Be wise in the way you act toward outsiders; make the most of every opportunity.
When I say in crowd, I would allude to the New Testament word in the Greek ekklesia. That word very simply means called out ones. It has to do with the fact that we are sanctified and set apart to God. The natural assumption is to feel that we are really on the inside of God’s favour and grace.
Although that is true, it can be dangerous because that basic assumption puts us in the precarious position of looking from the inside out. Those who are not with us are outside of us. This kind of teaching can lead to all sorts of difficulties where we highly define what we feel being an insider means. It can show up in how we view our church. We may think we have the truth. It can affect how we grow because we see everything from the inside looking out. It can create, within the church, a culture of privilege. Within that “right culture” we have the right to define what we feel is Christian. This can extend itself to matters of doctrine that can end up being prideful and idolatrous.
Paul speaks into this and says, “I am writing to you as a group of people who are keenly interested in knowing who is in versus who might be out”. The apostle encourages them to be wise in the way they act towards those who are perceived to be outside. He also says that time is an important factor in the way that we treat others. When we are unable to perceive grace at work, then we lose time.
In Hebrews chapter 13 verses 11-13 the high priest is spoken of as carrying the blood of animals into the most holy place as an offering for sin, but the bodies of those animals were burned outside of the camp. He says Jesus also suffered outside the city gate to make people holy through His blood. This profound truth led us to go out to Him outside the camp carrying the disgrace He bore. In my mind this is the peripheral connection.

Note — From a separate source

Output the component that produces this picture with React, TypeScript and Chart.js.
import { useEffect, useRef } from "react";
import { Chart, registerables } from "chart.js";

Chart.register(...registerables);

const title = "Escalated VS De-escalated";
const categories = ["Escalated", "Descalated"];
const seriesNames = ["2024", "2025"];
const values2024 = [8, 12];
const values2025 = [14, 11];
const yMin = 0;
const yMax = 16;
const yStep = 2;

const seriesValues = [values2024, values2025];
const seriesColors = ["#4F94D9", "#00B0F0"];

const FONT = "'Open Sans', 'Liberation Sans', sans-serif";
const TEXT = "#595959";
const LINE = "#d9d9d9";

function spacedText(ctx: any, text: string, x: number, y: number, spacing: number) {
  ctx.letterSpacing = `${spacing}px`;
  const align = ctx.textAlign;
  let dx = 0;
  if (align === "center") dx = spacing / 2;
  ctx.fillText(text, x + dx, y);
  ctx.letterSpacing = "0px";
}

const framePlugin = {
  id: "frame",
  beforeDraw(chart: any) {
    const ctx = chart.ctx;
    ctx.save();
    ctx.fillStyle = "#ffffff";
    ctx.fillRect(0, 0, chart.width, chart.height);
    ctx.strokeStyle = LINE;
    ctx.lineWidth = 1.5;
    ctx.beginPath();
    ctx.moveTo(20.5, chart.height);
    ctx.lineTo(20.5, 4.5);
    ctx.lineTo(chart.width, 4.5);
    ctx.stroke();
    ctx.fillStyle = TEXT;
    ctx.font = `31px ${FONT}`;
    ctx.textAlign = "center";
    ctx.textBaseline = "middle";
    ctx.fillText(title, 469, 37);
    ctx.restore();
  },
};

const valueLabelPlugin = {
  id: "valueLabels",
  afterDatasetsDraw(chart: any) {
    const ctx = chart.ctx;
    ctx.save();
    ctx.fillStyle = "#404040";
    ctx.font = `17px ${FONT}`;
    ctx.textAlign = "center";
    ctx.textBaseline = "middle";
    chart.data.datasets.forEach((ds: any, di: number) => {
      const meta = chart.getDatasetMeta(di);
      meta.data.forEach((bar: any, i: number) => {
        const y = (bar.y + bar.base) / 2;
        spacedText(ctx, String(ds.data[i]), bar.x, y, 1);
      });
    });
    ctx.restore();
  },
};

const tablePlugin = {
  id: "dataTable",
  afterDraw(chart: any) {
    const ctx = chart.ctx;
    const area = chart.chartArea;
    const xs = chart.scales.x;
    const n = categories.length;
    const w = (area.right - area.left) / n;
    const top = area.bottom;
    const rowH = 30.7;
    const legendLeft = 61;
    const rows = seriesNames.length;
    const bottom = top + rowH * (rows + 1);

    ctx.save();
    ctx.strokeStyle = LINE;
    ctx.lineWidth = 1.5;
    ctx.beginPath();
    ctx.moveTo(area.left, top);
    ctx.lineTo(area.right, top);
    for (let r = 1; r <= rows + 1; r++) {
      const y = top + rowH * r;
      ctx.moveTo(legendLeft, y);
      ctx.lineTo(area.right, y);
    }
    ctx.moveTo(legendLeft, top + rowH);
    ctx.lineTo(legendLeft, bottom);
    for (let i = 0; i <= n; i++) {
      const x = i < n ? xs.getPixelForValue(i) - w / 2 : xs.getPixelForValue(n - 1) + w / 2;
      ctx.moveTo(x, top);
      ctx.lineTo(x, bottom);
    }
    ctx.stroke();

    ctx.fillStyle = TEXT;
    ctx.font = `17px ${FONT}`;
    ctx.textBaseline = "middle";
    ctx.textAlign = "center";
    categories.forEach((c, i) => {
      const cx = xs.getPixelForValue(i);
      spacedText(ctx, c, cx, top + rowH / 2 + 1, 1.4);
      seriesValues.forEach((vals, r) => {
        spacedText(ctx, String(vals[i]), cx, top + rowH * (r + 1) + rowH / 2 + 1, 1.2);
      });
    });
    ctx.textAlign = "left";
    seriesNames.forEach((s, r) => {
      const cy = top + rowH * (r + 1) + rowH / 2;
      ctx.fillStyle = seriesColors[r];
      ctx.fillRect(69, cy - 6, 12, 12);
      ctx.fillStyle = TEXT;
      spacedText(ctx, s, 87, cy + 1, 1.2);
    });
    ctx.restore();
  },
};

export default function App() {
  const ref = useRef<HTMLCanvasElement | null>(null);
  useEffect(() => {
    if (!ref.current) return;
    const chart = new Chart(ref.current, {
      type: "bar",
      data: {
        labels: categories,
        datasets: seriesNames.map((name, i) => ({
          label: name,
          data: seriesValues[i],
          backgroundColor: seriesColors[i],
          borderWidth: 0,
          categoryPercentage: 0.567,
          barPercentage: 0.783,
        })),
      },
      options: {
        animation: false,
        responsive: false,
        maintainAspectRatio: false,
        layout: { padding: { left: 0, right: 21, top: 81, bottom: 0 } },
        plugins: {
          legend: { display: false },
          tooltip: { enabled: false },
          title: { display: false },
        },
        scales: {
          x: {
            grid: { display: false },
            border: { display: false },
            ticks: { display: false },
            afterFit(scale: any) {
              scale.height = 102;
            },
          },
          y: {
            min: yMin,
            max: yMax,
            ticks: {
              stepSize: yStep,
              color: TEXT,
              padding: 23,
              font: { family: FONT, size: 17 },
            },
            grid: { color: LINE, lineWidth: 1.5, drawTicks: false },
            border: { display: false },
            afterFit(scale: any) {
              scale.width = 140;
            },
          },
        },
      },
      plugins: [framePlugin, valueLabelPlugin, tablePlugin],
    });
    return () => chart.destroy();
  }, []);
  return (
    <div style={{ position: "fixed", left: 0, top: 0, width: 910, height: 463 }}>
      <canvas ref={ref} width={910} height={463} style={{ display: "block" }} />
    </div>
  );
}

We have thought about God as being in the centre. Here we see that the central event of His crucifixion is partly where He suffered. Where he suffered He was an outsider. In doing so He sanctified the insiders. The encouragement here is so let’s go outside. I want to ask you a question, Where do we go when we look for Jesus? Could it be that He remains outside inviting those that are there to experience His loving grace. I am not sure if you have ever been an outsider, but if you ever have though whatever event you have experienced in your life there is a shame in it.
The insiders always identify those who are different. When we go out of our way to love and to show grace towards those who are different, it is always risky business. Here is the thing. We on the inside experience and know the assurance of God’s love. We clearly see and understand that He bore our shame. Guilt, shame, and fear have been dealt with through the cross of Jesus Christ.
Yet Paul encourages us to be involved in what we may term risky business. Are we prepared to love those who are outside because we were outside a short while ago? When we forget the power of the cross and the transformation it has caused in our lives, we lose the reality of God’s passion to go into the highways and byways to draw people in.
Your responsibility and mine is to go and love the outsiders that they might experience God’s benefit for them. When we dare to go out, we find ourselves strengthened and motivated by the freedom to greet Jesus in others in the name of Jesus. Remember His word I was hungry and you didn’t feed me. I was thirsty and you didn’t get me a drink. Their response was when did we ever see you like that. This kind of deception can be found in the hearts of insiders. Jesus words are still pertinent to us. They are these: “If you have done it to the least of my brethren, you have done it to me”.
God sees us without the divide and encourages us to bring down those divisive things that hold us back so that we can love as God loves humanity. In closing, if we do this; we will even love each other more as insiders.